Angels and Lecterns

We returned to New Orleans this past week to meet with over 800 medical directors of our nation-wide Emergency Medicine, Anesthesiology, Hospitalist, Orthopedics and OB/GYN services.  During the three day event, we listened to several speakers, including former HHS Secretary Michael Leavitt, discuss healthcare financing, leadership, management and clinical topics, frame the future and provide context for the past 35 years of TEAMHealth.  Mr. Leavitt, in particular, is an engaging and exceptionally polished speaker.

In the general “corporate” sessions on the second day, we surveyed the attendees and learned that about a third have been with TEAMHealth for less than five years and only a handful were company silverbacks like me.

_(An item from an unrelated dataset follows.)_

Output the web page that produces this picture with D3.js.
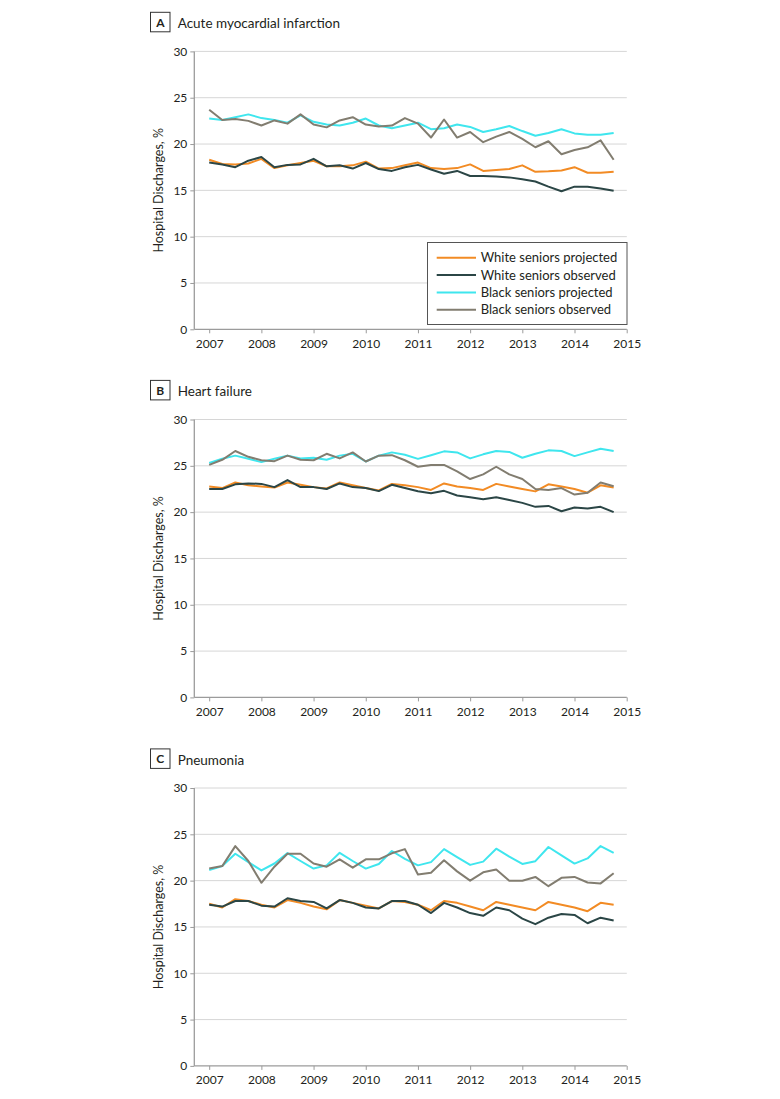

That provided me with the opportunity/responsibility to weave some historical context into the meetings.   I was given the privilege of addressing the assembly twice.  The afternoon session (right after Leavitt) was my “Last Hurrah” –  to give perspective as the company’s national Chief Medical Officer and PSO director, about what my teams have accomplished since 2001 when I took on this office and where I saw the challenges and opportunities for the future.

In the morning session I had the honor to once again introduce our “MDoY” (Medical Director of the Year) recipients, sixteen this year in our thirteenth iteration of that ceremony since I started it in 2001.  I was very nervous and as usual, overly serious.  I had video-taped and carefully edited interviews with eight of the divisional service line presidents and CMOs as well as Lynn Massingale. about their perceptions on the topic of leadership. This is a solemn and well publicized event and the honorees, each of whom rightly can be proud of many leadership accomplishments and  important contributions to the well being of their communities, wear their MDoY gold pins as symbols of high achievement in a company of 9500 physicians and APCs who treat over 13 million patients each year.

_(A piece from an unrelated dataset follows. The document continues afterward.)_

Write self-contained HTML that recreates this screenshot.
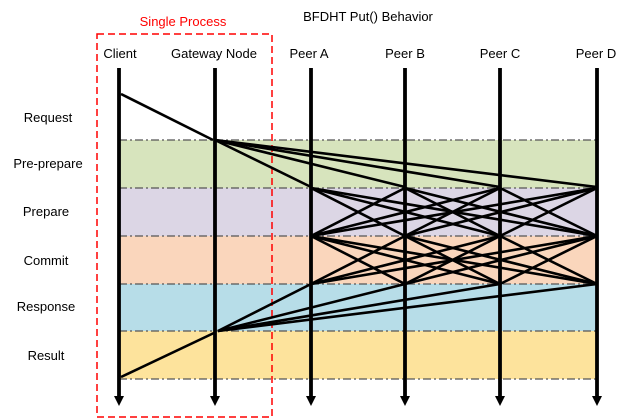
<!DOCTYPE html>
<html><head><meta charset="utf-8"><style>
html,body{margin:0;padding:0;background:#fff;width:626px;height:419px;overflow:hidden}
svg{display:block}
text{font-family:"Liberation Sans",sans-serif;font-size:13px;fill:#000}
</style></head><body>
<svg width="626" height="419" viewBox="0 0 626 419" xmlns="http://www.w3.org/2000/svg">
<rect x="119" y="140" width="478" height="48" fill="#d7e4bd"/>
<rect x="119" y="188" width="478" height="48" fill="#dcd6e5"/>
<rect x="119" y="236" width="478" height="48" fill="#fad6bc"/>
<rect x="119" y="284" width="478" height="47" fill="#b7dde8"/>
<rect x="119" y="331" width="478" height="48" fill="#fde39c"/>
<g stroke="#555" stroke-width="1.3" stroke-dasharray="8,3,2,3">
<line x1="119" y1="140" x2="597" y2="140"/>
<line x1="119" y1="188" x2="597" y2="188"/>
<line x1="119" y1="236" x2="597" y2="236"/>
<line x1="119" y1="284" x2="597" y2="284"/>
<line x1="119" y1="331" x2="597" y2="331"/>
<line x1="119" y1="379" x2="597" y2="379"/>
</g>
<rect x="97" y="34" width="175" height="383" fill="none" stroke="#f00" stroke-width="1.5" stroke-dasharray="7,4"/>
<g stroke="#000" stroke-width="2.6">
<line x1="121" y1="94" x2="213" y2="140"/>
<line x1="215" y1="140" x2="311" y2="187"/>
<line x1="215" y1="140" x2="405" y2="187"/>
<line x1="215" y1="140" x2="500" y2="187"/>
<line x1="215" y1="140" x2="597" y2="187"/>
<line x1="311" y1="188" x2="405" y2="236"/><line x1="311" y1="188" x2="500" y2="236"/><line x1="311" y1="188" x2="597" y2="236"/>
<line x1="405" y1="188" x2="311" y2="236"/><line x1="405" y1="188" x2="500" y2="236"/><line x1="405" y1="188" x2="597" y2="236"/>
<line x1="500" y1="188" x2="311" y2="236"/><line x1="500" y1="188" x2="405" y2="236"/><line x1="500" y1="188" x2="597" y2="236"/>
<line x1="597" y1="188" x2="311" y2="236"/><line x1="597" y1="188" x2="405" y2="236"/><line x1="597" y1="188" x2="500" y2="236"/>
<line x1="311" y1="236" x2="405" y2="284"/><line x1="311" y1="236" x2="500" y2="284"/><line x1="311" y1="236" x2="597" y2="284"/>
<line x1="405" y1="236" x2="311" y2="284"/><line x1="405" y1="236" x2="500" y2="284"/><line x1="405" y1="236" x2="597" y2="284"/>
<line x1="500" y1="236" x2="311" y2="284"/><line x1="500" y1="236" x2="405" y2="284"/><line x1="500" y1="236" x2="597" y2="284"/>
<line x1="597" y1="236" x2="311" y2="284"/><line x1="597" y1="236" x2="405" y2="284"/><line x1="597" y1="236" x2="500" y2="284"/>
<line x1="311" y1="284" x2="218" y2="331"/>
<line x1="405" y1="284" x2="218" y2="331"/>
<line x1="500" y1="284" x2="218" y2="331"/>
<line x1="597" y1="284" x2="218" y2="331"/>
<line x1="216" y1="332" x2="121" y2="377"/>
</g>
<g stroke="#000" stroke-width="3.8">
<line x1="119" y1="68" x2="119" y2="397"/>
<line x1="215" y1="68" x2="215" y2="397"/>
<line x1="311" y1="68" x2="311" y2="397"/>
<line x1="405" y1="68" x2="405" y2="397"/>
<line x1="500" y1="68" x2="500" y2="397"/>
<line x1="597" y1="68" x2="597" y2="397"/>
</g>
<g fill="#000">
<polygon points="114,396 124,396 119,406"/>
<polygon points="210,396 220,396 215,406"/>
<polygon points="306,396 316,396 311,406"/>
<polygon points="400,396 410,396 405,406"/>
<polygon points="495,396 505,396 500,406"/>
<polygon points="592,396 602,396 597,406"/>
</g>
<text x="368" y="21" text-anchor="middle">BFDHT Put() Behavior</text>
<text x="183" y="26" text-anchor="middle" style="fill:#f00">Single Process</text>
<text x="120" y="58" text-anchor="middle">Client</text>
<text x="214" y="58" text-anchor="middle">Gateway Node</text>
<text x="309" y="58" text-anchor="middle">Peer A</text>
<text x="405" y="58" text-anchor="middle">Peer B</text>
<text x="500" y="58" text-anchor="middle">Peer C</text>
<text x="596" y="58" text-anchor="middle">Peer D</text>
<text x="48" y="122" text-anchor="middle">Request</text>
<text x="48" y="168" text-anchor="middle">Pre-prepare</text>
<text x="46" y="216" text-anchor="middle">Prepare</text>
<text x="46" y="265" text-anchor="middle">Commit</text>
<text x="46" y="311" text-anchor="middle">Response</text>
<text x="46" y="360" text-anchor="middle">Result</text>
</svg>
</body></html>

It seemed to be going well…I knew I was presenting myself in a dignified manner as I had always tried to teach…articulate, with poise and clarity.  With each point conveyed, I was feeling more confident (and starting to feel a bit full of myself).  And then, mid-beat while offering a very personal perspective on the significance of this august event, I was interrupted by a polite, ancient, arthritic woman dressed in a black house-cleaning uniform.  She had climbed the podium and while I was speaking began cleaning the lectern that I was hiding behind.  It wasn’t a subtle process at all, but rather a vigorous rub-down of the front and sides of the shiny glass.  It went on for what seemed like several minutes, although it really only lasted for less than a minute, but I lost my focus and I commented that I thought that one of my associates had arranged for this as a very funny prank, because as it went on it seemed like it had been choreographed by Carol Burnett.  We all laughed, assuming that the prank’s point had been made…but she continued cleaning… thoroughly.  And then I saw her face.  Her eyes were opacified with cataract scars.  She wore a hearing aid.  I realized that she was doing the job she had been sent to do and as focused as she was, she simply was unaware of the stunned, bewildered, spellbound audience behind her.  When she finished we gave her the applause she deserved.  She was a good earnest, hard working woman,  surviving likely on a minimum wage.  Surviving.

image003

Later, as friends who had seen the event commented on the bizarre mystery of her appearance, noted the choreography of her performance, and speculated as to who might have been the sender-perpetrator, I realized that it really didn’t matter –  maintenance, pranksters or God…she was an angel who came in at just the right time.  She caused me to reflect on the addictive foibles of self-importance and potential pitfalls of self-congratulatory ceremony…for “those little ribbons for which grown men throw themselves in front of canons”, as Napoleon once commented.  A hierarchy of needs and wants…in a world that for most does not afford such luxuries, we often do too much for adulation, praise and legacy.

I do believe it was a divine intervention, after all.  A toast to you, dear Angel.